• [Given instruction]:
Return every line below as is, leaving out the pictures.

==============================

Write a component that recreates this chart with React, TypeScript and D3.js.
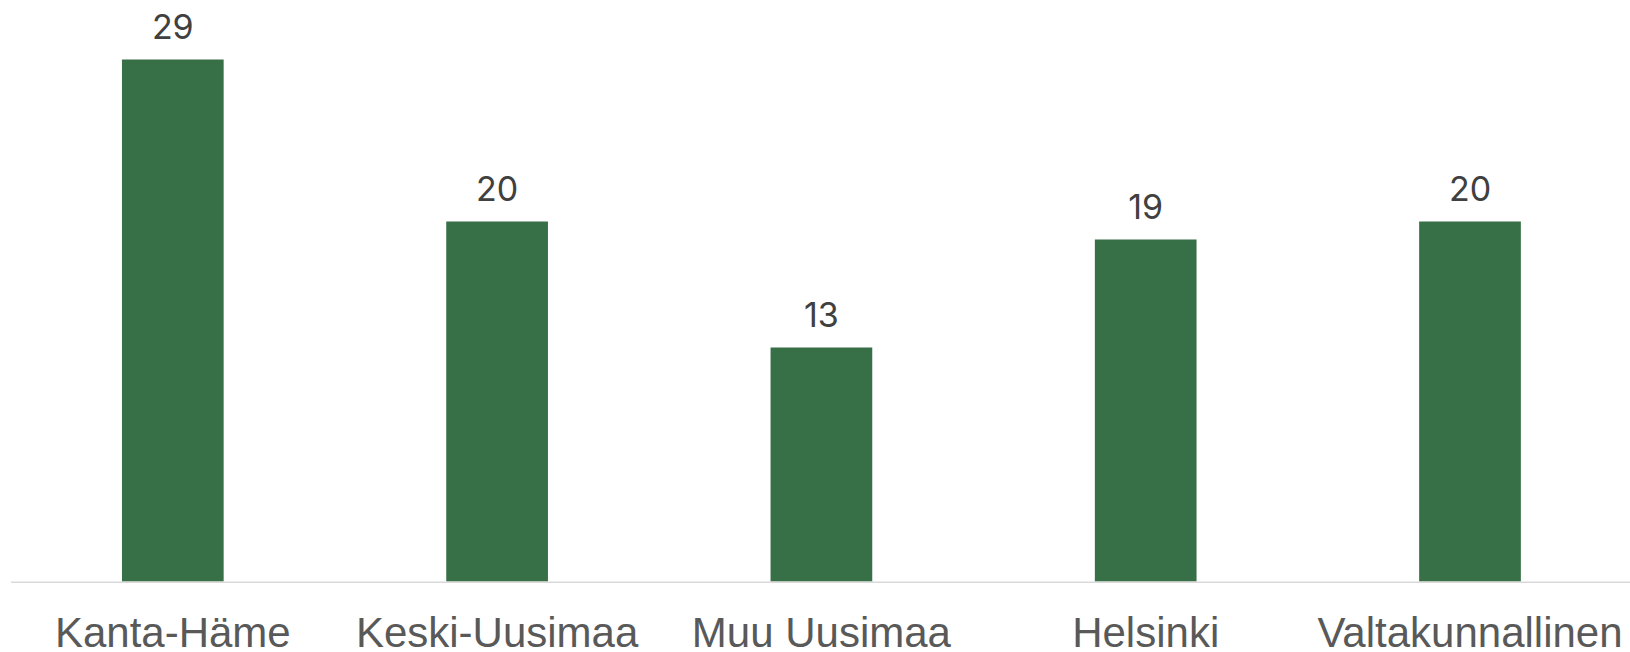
import React from "react";
import * as d3 from "d3";

const categories = ["Kanta-Häme", "Keski-Uusimaa", "Muu Uusimaa", "Helsinki", "Valtakunnallinen"];
const values = [29, 20, 13, 19, 20];
const valueLabels = ["29", "20", "13", "19", "20"];

const W = 1630;
const H = 652;

export default function App() {
  const x = d3
    .scaleBand<string>()
    .domain(categories)
    .range([10.65, 1632.15])
    .paddingInner(0.6864)
    .paddingOuter(0.3432);
  const y = d3.scaleLinear().domain([0, 30]).range([581.5, 41.5]);
  const baseline = y(0);

  return (
    <svg
      width={W}
      height={H}
      style={{ position: "absolute", left: 0, top: 0, background: "#ffffff" }}
    >
      {categories.map((c, i) => {
        const bx = x(c)!;
        const bw = x.bandwidth();
        const top = y(values[i]);
        return (
          <g key={c}>
            <rect x={bx} y={top} width={bw} height={baseline - top} fill="#376f47" />
            <text
              x={bx + bw / 2}
              y={top - 21}
              textAnchor="middle"
              fontFamily="Inter, 'Noto Sans', sans-serif"
              fontSize={34}
              fill="#404040"
            >
              {valueLabels[i]}
            </text>
            <text
              x={bx + bw / 2}
              y={647}
              textAnchor="middle"
              fontFamily="'Liberation Sans', Arial, sans-serif"
              fontSize={42}
              fill="#595959"
            >
              {c}
            </text>
          </g>
        );
      })}
      <line x1={11} x2={1630} y1={baseline + 0.75} y2={baseline + 0.75} stroke="#d9d9d9" strokeWidth={1.5} />
    </svg>
  );
}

==============================

• [Solution]:
Write a component that recreates this chart with React, TypeScript and D3.js.
import React from "react";
import * as d3 from "d3";

const categories = ["Kanta-Häme", "Keski-Uusimaa", "Muu Uusimaa", "Helsinki", "Valtakunnallinen"];
const values = [29, 20, 13, 19, 20];
const valueLabels = ["29", "20", "13", "19", "20"];

const W = 1630;
const H = 652;

export default function App() {
  const x = d3
    .scaleBand<string>()
    .domain(categories)
    .range([10.65, 1632.15])
    .paddingInner(0.6864)
    .paddingOuter(0.3432);
  const y = d3.scaleLinear().domain([0, 30]).range([581.5, 41.5]);
  const baseline = y(0);

  return (
    <svg
      width={W}
      height={H}
      style={{ position: "absolute", left: 0, top: 0, background: "#ffffff" }}
    >
      {categories.map((c, i) => {
        const bx = x(c)!;
        const bw = x.bandwidth();
        const top = y(values[i]);
        return (
          <g key={c}>
            <rect x={bx} y={top} width={bw} height={baseline - top} fill="#376f47" />
            <text
              x={bx + bw / 2}
              y={top - 21}
              textAnchor="middle"
              fontFamily="Inter, 'Noto Sans', sans-serif"
              fontSize={34}
              fill="#404040"
            >
              {valueLabels[i]}
            </text>
            <text
              x={bx + bw / 2}
              y={647}
              textAnchor="middle"
              fontFamily="'Liberation Sans', Arial, sans-serif"
              fontSize={42}
              fill="#595959"
            >
              {c}
            </text>
          </g>
        );
      })}
      <line x1={11} x2={1630} y1={baseline + 0.75} y2={baseline + 0.75} stroke="#d9d9d9" strokeWidth={1.5} />
    </svg>
  );
}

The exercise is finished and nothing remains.